▶ _Data provided_
»»

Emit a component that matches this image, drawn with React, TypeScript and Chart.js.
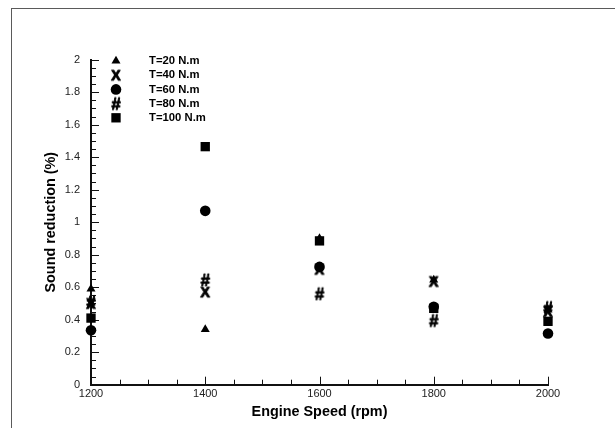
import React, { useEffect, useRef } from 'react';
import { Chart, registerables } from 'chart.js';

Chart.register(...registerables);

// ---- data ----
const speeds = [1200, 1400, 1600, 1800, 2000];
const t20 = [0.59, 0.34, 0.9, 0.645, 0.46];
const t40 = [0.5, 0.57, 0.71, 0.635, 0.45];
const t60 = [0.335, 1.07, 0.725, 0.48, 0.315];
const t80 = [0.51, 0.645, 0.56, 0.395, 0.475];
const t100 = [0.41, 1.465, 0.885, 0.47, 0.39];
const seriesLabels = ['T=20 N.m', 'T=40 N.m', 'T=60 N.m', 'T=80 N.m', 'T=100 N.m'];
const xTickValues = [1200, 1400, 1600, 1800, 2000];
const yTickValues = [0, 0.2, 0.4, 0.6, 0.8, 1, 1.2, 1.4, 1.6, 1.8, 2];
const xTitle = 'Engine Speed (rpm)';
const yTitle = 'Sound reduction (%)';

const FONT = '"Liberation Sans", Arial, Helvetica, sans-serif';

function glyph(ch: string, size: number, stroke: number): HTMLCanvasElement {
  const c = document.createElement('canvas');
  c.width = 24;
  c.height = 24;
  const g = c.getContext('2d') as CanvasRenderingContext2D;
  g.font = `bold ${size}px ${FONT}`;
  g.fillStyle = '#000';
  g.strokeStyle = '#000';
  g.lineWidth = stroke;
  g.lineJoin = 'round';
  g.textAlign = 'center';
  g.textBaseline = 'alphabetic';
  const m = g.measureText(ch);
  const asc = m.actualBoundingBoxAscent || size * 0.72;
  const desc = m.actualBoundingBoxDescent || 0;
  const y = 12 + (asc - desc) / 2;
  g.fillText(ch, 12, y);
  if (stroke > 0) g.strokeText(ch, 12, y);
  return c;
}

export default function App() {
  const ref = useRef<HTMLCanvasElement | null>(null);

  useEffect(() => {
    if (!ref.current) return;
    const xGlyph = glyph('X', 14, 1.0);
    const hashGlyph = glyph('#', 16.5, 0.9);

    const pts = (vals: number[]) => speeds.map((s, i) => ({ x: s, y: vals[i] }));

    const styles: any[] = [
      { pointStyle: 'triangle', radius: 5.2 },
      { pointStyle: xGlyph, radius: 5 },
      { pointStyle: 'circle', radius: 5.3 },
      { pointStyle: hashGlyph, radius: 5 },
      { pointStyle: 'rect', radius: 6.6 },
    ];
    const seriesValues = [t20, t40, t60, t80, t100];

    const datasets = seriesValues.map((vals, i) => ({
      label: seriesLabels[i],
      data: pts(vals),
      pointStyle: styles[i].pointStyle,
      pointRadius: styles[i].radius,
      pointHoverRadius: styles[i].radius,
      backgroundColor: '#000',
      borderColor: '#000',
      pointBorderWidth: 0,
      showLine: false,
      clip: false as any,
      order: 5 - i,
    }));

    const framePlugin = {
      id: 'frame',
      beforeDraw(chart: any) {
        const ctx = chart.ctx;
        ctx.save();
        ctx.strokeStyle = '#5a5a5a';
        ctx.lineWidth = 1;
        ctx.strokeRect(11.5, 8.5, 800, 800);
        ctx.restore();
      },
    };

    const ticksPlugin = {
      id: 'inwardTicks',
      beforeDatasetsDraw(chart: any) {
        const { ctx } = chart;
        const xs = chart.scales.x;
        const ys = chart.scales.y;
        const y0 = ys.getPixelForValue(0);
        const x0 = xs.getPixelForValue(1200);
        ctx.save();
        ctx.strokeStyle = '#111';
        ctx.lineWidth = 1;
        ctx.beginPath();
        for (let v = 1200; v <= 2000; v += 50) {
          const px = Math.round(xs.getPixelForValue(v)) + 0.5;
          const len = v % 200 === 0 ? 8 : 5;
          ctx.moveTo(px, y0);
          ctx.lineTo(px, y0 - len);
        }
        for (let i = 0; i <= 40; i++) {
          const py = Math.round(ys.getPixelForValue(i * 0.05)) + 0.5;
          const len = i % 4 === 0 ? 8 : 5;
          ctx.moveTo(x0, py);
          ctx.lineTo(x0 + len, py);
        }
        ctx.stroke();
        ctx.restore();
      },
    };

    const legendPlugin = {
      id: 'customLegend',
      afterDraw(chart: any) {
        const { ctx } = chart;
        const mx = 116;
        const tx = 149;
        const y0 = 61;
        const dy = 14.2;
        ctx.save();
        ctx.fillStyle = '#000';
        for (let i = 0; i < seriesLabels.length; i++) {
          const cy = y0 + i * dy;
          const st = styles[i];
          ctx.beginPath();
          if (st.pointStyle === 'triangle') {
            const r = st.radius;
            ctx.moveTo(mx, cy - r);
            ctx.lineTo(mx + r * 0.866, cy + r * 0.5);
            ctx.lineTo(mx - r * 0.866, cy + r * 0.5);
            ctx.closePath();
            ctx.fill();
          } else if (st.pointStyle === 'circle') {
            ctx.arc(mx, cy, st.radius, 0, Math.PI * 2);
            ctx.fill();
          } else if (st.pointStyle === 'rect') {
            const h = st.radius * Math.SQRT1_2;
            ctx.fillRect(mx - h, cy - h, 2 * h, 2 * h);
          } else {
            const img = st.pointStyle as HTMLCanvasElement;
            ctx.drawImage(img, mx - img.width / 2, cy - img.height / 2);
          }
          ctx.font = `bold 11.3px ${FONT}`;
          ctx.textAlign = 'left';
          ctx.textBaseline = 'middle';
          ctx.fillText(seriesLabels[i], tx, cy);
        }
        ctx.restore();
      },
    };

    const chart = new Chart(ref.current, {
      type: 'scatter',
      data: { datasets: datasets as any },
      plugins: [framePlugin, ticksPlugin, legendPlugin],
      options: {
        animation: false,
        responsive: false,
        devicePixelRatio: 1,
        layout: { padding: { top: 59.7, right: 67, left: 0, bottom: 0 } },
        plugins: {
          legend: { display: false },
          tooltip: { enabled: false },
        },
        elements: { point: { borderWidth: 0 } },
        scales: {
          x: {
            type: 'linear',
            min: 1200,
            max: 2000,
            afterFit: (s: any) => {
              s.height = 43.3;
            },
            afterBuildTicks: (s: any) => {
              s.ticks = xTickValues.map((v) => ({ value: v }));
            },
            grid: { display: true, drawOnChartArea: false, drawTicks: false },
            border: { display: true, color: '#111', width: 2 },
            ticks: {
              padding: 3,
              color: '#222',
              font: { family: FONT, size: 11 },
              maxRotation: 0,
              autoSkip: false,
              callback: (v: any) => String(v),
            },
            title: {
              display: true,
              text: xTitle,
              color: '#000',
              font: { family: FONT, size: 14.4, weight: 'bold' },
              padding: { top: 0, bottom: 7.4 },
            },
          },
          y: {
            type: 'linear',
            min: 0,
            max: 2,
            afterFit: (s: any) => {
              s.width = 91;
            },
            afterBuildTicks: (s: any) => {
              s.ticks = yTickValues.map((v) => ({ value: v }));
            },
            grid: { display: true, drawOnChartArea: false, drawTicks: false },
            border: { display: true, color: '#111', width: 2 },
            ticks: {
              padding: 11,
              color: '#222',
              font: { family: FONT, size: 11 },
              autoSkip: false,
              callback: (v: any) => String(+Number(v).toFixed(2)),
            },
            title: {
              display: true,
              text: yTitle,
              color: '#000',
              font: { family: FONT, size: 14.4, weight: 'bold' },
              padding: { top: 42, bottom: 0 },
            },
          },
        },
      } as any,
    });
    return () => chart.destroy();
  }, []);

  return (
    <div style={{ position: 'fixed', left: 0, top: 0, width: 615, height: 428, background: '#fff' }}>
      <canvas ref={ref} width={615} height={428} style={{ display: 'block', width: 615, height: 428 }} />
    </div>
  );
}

««
»»

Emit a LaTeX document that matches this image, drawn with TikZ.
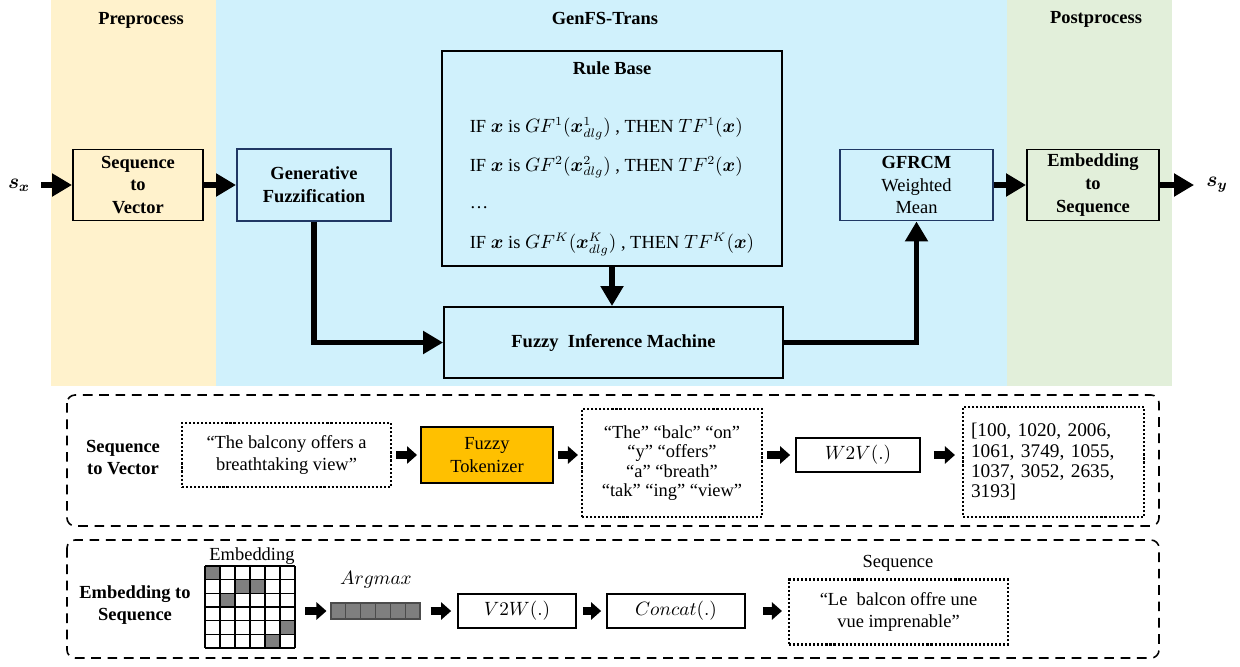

««

▶ _Required task_
Repeat exactly the part that opens with the line containing "Emit a component" and closes with the line containing "Chart.register(...registerables);". Include both end lines, and drop the pictures.

▶ _Solution_
Emit a component that matches this image, drawn with React, TypeScript and Chart.js.
import React, { useEffect, useRef } from 'react';
import { Chart, registerables } from 'chart.js';

Chart.register(...registerables);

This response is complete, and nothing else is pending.